I thank noble Lords for their amendments in this group. I am grateful for the noble Lord, Lord Stevenson’s introduction. In the interests of time, I suggest I respond constructively over a drink to some of his more philosophical points. Yesterday, the World Bank published its Doing Business 2016 report and ranked the UK as sixth-best country in the world for ease of doing business—something to celebrate. This is partly due to the work on the regulation stock and the regulation flow that we are all trying to make a success. This Government want to make the UK the best place in the world to start and grow a business, and the Bill is a step towards achieving that. So there is more to do, and I believe that adding regulators to the purview of debate on regulation will help to reduce burdens on business. I commend the RPC for its independence and honesty, which is well illustrated by the comments that have been made.
6 pm
Amendment 48A would amend the Small Business, Enterprise and Employment Act so that the business impact target automatically included all EU-derived legislation that required the UK to implement regulations. It would also include all regulations agreed by the affirmative resolution procedure. To answer the point
that was made, Section 22(6)(b) of that Act includes secondary regulations within the scope of the target, so they are there.

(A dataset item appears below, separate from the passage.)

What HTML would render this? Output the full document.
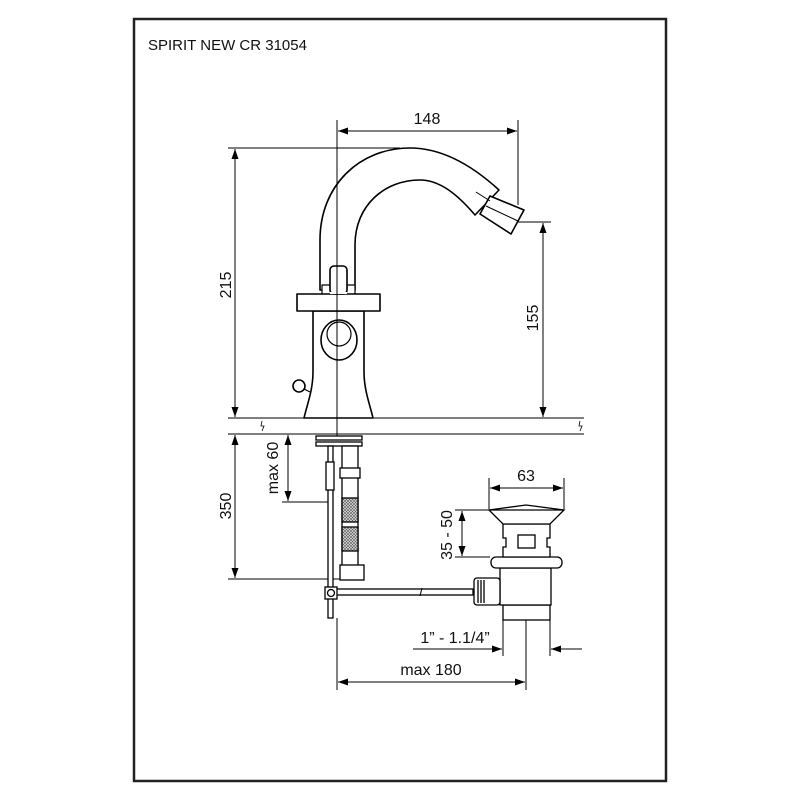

There is a clear need for regulatory reform in Europe and the best way of achieving that is to tackle it at source, securing in Brussels controls that match those we have here at home. Our influence is beginning to pay off in this area. In May the Commission published better regulation proposals, which I do not think many people know about but include greater independence for the Commission’s regulatory scrutiny board, a renewed commitment to lighter regimes for SMEs—small business, which we are caring about today—and a commitment to embed better regulation across three EU institutions in an inter-institutional agreement. We welcome this. We want the Commission to go further, which is why at my urging last December the Competitiveness Council unanimously asked the Commission to bring forward proposals for EU burden-reduction targets and an independent expert system of assessment like that of our RPC.
Meanwhile, this Government are working on the principle that it is right to be transparent about everything but target only what we can control. So we are transparent but, as the noble Lord has said, in the context of EU measures that means counting not all the EU burdens but the domestic decisions where we overimplement or gold-plate, where obviously we have full control over what we are doing.
The Small Business, Enterprise and Employment Act already requires transparency in our EU-derived legislation, but it gives the Government of the day discretion about what to target so they can decide to target some or no EU-derived legislation. The proposed amendment would remove that discretion and instead require the target to include all EU-derived legislation. I believe that that approach is too prescriptive. We decided to exclude EU-derived legislation from the target. Under the reporting requirements in Section 23, we will still be required to report transparently on the quantity of our legislation and on any instances where gold-plating occurs. So the sauce Anglaise, in the elegant words of the noble Earl, Lord Kinnoull, is being addressed.
Amendment 48A would oblige the Secretary of State to include in his target all secondary legislation made by affirmative resolution. Section 22 of the Act, as I have said, currently requires the choice around the scope to be made in a transparent way and provides clear legislative parameters within which that choice has to be made. However, it also provides flexibility to ensure that the scope can be set in a way that reflects the policy objectives of the Government of the day while avoiding unintended consequences.
I turn to the amendment from the noble Earl, Lord Kinnoull. I agree with him about the importance of enforcement and a level playing field across the EU. Enforcement is a key aspect of the new single market proposals produced today by the Commission and a focus of work there. He is right that the coalition did a lot of work on eliminating new gold-plating, but of course there is historic gold-plating to look at. The amendment would create a one-off reporting duty on regulators in scope of the growth duty to publish a report on historic gold-plating.
This Government already have a process in place to deliver that outcome. We are working with departments, and with regulators now—assuming this Bill is approved—and business on a series of “cutting red tape” reviews to identify opportunities for regulatory reform, improved enforcement and implementation practices and savings to business from all those sources. The involvement of departments as well as the regulators is important. They have a responsibility for removing gold-plating wherever it lies.
We welcome evidence from everyone on gold-plating. I have noted carefully the noble Lord’s remarks about the insurance mediation directive. We will look at the scope for doing something about that under the current system.
Amendment 48B talks about tax administration. However, in the interests of time, I will move on and if there are questions on that aspect I am very happy to discuss them with noble Lords.
The final question that was asked was: why has the statement of regulation stopped? The answer is that this will be replaced by the annual report on performance under the business impact target, which will be published in due course. I am not sure of the exact timing. But that is why, as it were, the figures have not been published in the way that noble Lords would expect. Transparency is important but we have slightly changed the system.
The Secretary of State is required to report his decisions on the content of the business impact target by May, but in fact I am sure he will do it rather earlier than that. We will listen to the arguments noble Lords have made, but in the mean time we should not reduce the flexibility which the SBE Act gives to the Government of the day to meet the challenges of the day. I hope that, with that explanation, the noble Lord will feel able to withdraw the amendment. I have not sought to respond on the details of the £200 million to £300 million over the last five years, but again, I am very happy to have a discussion on that outside the Room.